No Oscar for sticking to the facts 'English Patient': It's bloody good, but remember, it's just a story.


THEY DON'T give an Oscar for historical accuracy, or it would have been one that "The English Patient" didn't win. The internationally made movie ran away with nine, including best picture, in the 69th annual Academy Awards ritual of self-congratulation before a world-wide audience.

"The English Patient" beautifully integrated some of Hollywood's favorite genres: The "woman's movie" about emotional truths; the young macho violence flick with close-ups of pain and gore; the World War II nostalgia film, and cinematography of nature, such as undulating patterns of desert dunes.

It also realizes in film the poetic vision of Canadian novelist Michael Ondaatje. This is a movie that middle-aged parents can take teen-age children to with everyone getting something the others wouldn't understand.

But don't look for historical accuracy. Mr. Ondaatje created a remarkable character, a Hungarian who hung around British archaeologists in Egypt before World War II and did a little spying during it.
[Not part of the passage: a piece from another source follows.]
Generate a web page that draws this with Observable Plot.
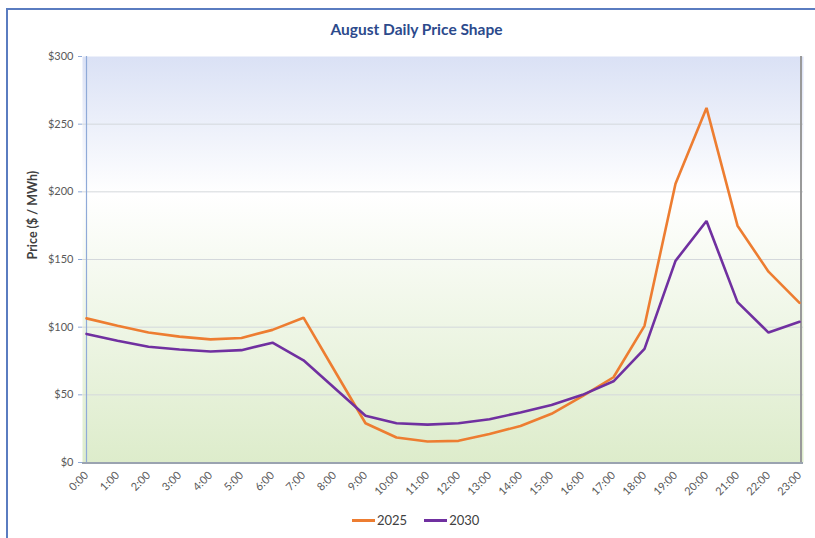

But he used the name of a real man, whom real survivors remember as a nasty piece of work and not at all as portrayed in the movie.

The big studios were almost shut out from these Oscars. Ditto the big names. An obscure Australian named Geoffrey Rush won as best actor for portraying a real pianist, David Helfgott, who recovered from severe mental illness to play again, in "Shine." This has come under criticism for its inaccurate portrayal of the real Helfgott family. And the music critics, those incorrigible spoilsports of the printed page, have chorused that Mr. Helfgott, however inspiring, is neither a normally functioning performer nor a concert-quality pianist.

Frances McDormand won for best actress as the pregnant police chief in "Fargo," a film that captured the cinema critics' hearts for its off-beat -- and often bloody -- twists and turns. Yet the most remarkable Oscar went to the costume drama, "Emma." That film consists primarily of the words of one of the finest writers of English prose in the history of the language, Jane Austen. It won for music.